The purported labor shortage disappears from the official landscape more and more as markets are gripped by inversions, tumult, and the closer predictions for rate cuts. It’s as if subconsciously these same monetary officials began to realize just how little the unemployment rate actually means – as the global economy seems to have struck a landmine just after the September collection of anecdotes.
Though it is often wielded in the mainstream as some sort of shield from bond market inversions and pessimism, the unemployment rate is proving more and more ineffective as a defense. IHS Markit yesterday reported how JP Morgan’s Global Composite PMI fell to its lowest level in three years. And it was labor market strength which was supposed to have led to US decoupling:
The slowdown was mainly centred [sic] on the US, where weaker increases in the manufacturing and service sector led to the slowest rise in all-industry activity for three years. Rates of overall expansion also slowed in China (three-month low), Japan and Russia (36-month low).

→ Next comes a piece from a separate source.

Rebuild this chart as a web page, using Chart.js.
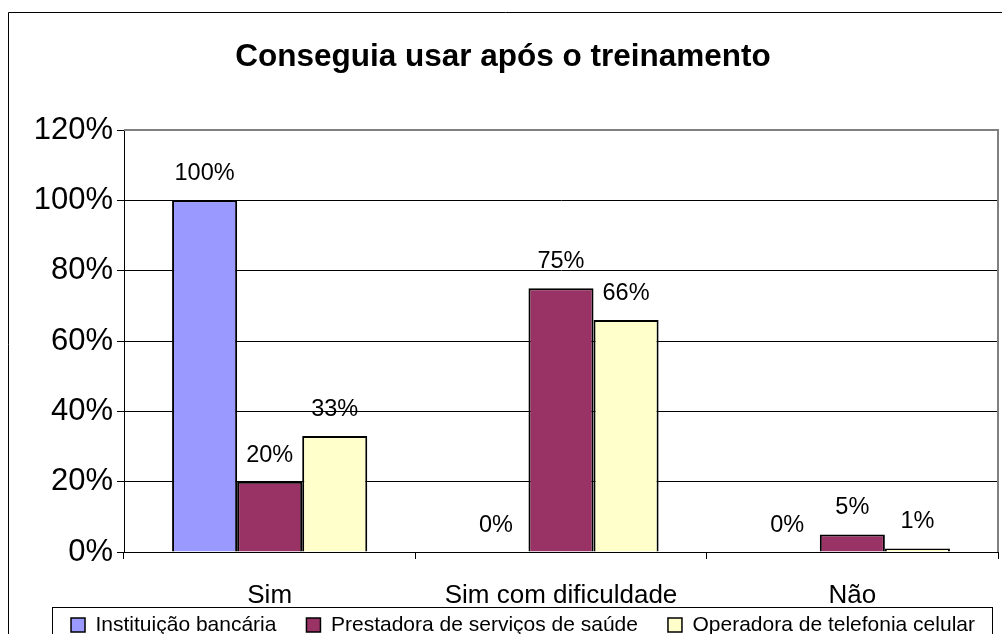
<!DOCTYPE html>
<html>
<head>
<meta charset="utf-8">
<script src="https://cdn.jsdelivr.net/npm/chart.js@4.4.1/dist/chart.umd.min.js"></script>
<style>
  html, body { margin: 0; padding: 0; background: #fff; overflow: hidden; }
  #wrap { width: 1002px; height: 676px; }
</style>
</head>
<body>
<div id="wrap"><canvas id="chart" width="1002" height="676"></canvas></div>
<script>
// データ
var categories = ["Sim", "Sim com dificuldade", "Não"];
var seriesNames = ["Instituição bancária", "Prestadora de serviços de saúde", "Operadora de telefonia celular"];
var bancaria = [100, 0, 0];
var saude = [20, 75, 5];
var celular = [33, 66, 1];
var yTicks = [0, 20, 40, 60, 80, 100, 120];

var colors = ["#9999FF", "#993366", "#FFFFCC"];
var FONT = "'Liberation Sans', Arial, sans-serif";

//枠線・凡例の枠・ラベル
var framePlugin = {
    id: 'frame',
    afterLayout: function(chart) {
        // 凡例の位置を調整
        chart.legend.left += 20;
        chart.legend.right += 20;
        chart.legend.top -= 25.5;
        chart.legend.bottom -= 25.5;
    },
    beforeDatasetsDraw: function(chart) {
        var ctx = chart.ctx, a = chart.chartArea;
        ctx.save();
        ctx.strokeStyle = '#808080';
        ctx.lineWidth = 2;
        ctx.beginPath();
        ctx.moveTo(a.left, a.top);
        ctx.lineTo(a.right, a.top);
        ctx.lineTo(a.right, a.bottom);
        ctx.stroke();
        ctx.restore();
    },
    afterDatasetsDraw: function(chart) {
        var ctx = chart.ctx;
        ctx.save();
        ctx.font = "23.5px " + FONT;
        ctx.fillStyle = '#000';
        ctx.textAlign = 'center';
        ctx.textBaseline = 'alphabetic';
        chart.data.datasets.forEach(function(ds, i) {
            var meta = chart.getDatasetMeta(i);
            meta.data.forEach(function(bar, j) {
                ctx.fillText(ds.data[j] + '%', bar.x, bar.y - 20);
            });
        });
        ctx.restore();
    },
    afterDraw: function(chart) {
        var ctx = chart.ctx;
        ctx.save();
        ctx.strokeStyle = '#000';
        ctx.lineWidth = 1;
        // 外枠
        ctx.beginPath();
        ctx.moveTo(8.5, 700);
        ctx.lineTo(8.5, 12.5);
        ctx.lineTo(1010, 12.5);
        ctx.stroke();
        // 凡例の枠
        ctx.strokeRect(52.5, 607.5, 940, 60);
        ctx.restore();
    }
};

var ctx = document.getElementById('chart').getContext('2d');
var chart = new Chart(ctx, {
    type: 'bar',
    data: {
        labels: categories,
        datasets: [
            { label: seriesNames[0], data: bancaria, backgroundColor: colors[0] },
            { label: seriesNames[1], data: saude, backgroundColor: colors[1] },
            { label: seriesNames[2], data: celular, backgroundColor: colors[2] }
        ].map(function(d) {
            d.borderColor = '#000';
            d.borderWidth = 2;
            d.categoryPercentage = 0.67;
            d.barPercentage = 1.0;
            return d;
        })
    },
    options: {
        responsive: false,
        animation: false,
        devicePixelRatio: 1,
        events: [],
        layout: { padding: { left: 8, right: 4, top: 0, bottom: 5 } },
        plugins: {
            title: {
                display: true,
                text: 'Conseguia usar após o treinamento',
                color: '#000',
                font: { family: FONT, size: 31.5, weight: 'bold', lineHeight: 1.2 },
                padding: { top: 38, bottom: 54.2 }
            },
            legend: {
                position: 'bottom',
                labels: {
                    color: '#000',
                    font: { family: FONT, size: 21 },
                    boxWidth: 14,
                    boxHeight: 14,
                    padding: 30,
                    generateLabels: function(chart) {
                        return chart.data.datasets.map(function(ds, i) {
                            return {
                                text: ds.label,
                                fillStyle: ds.backgroundColor,
                                strokeStyle: '#000',
                                lineWidth: 1.5,
                                datasetIndex: i
                            };
                        });
                    }
                }
            },
            tooltip: { enabled: false }
        },
        scales: {
            x: {
                afterFit: function(scale) { scale.height = 58; },
                grid: { drawOnChartArea: false, drawTicks: true, tickLength: 7, color: '#000', offset: true },
                border: { color: '#000', width: 1 },
                ticks: { color: '#000', font: { family: FONT, size: 26 }, padding: 21 }
            },
            y: {
                min: 0,
                max: 120,
                afterFit: function(scale) { scale.width = 116; },
                afterBuildTicks: function(scale) {
                    scale.ticks = yTicks.map(function(v) { return { value: v }; });
                },
                grid: {
                    color: function(c) { return c.tick && c.tick.value === 120 ? 'rgba(0,0,0,0)' : '#000'; },
                    tickColor: '#000',
                    tickLength: 7,
                    lineWidth: 1
                },
                border: { color: '#000', width: 1 },
                ticks: {
                    color: '#000',
                    font: { family: FONT, size: 31 },
                    padding: 4,
                    callback: function(v) { return v + '%'; }
                }
            }
        }
    },
    plugins: [framePlugin]
});
</script>
</body>
</html>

Note the timing shown above. This isn’t a slowdown which started yesterday. It has been in the works for more than a year already – a year plus in which the unemployment rate has fallen further and further.
And during that time, the official line has moved from unequivocally strong economy and rate hikes to transitory soft patch and no more rate hikes to now rate cuts as insurance to keep the boom going. In other words, based on this same unemployment rate, Jay Powell says rate cuts would be a kind of prophylactic measure of safety for an otherwise healthy body.
The bond market, which has been proved right, even from the very beginnings of globally synchronized growth, is saying there is no labor shortage and there never was. What that means is a series of rate cuts from panicked Fed members who are going to end up realizing they have this all wrong.
Powell and his group already sense that they might, which is why the labor shortage has almost entirely vanished from the official accounts; the Beige Book being one of them. The inverted curves, especially now plummeting bill yields, these say to Powell you don’t yet know just how wrong you were to have depended upon that one suspect number.
You are about to find out, though. Maybe as soon as tomorrow’s payroll report?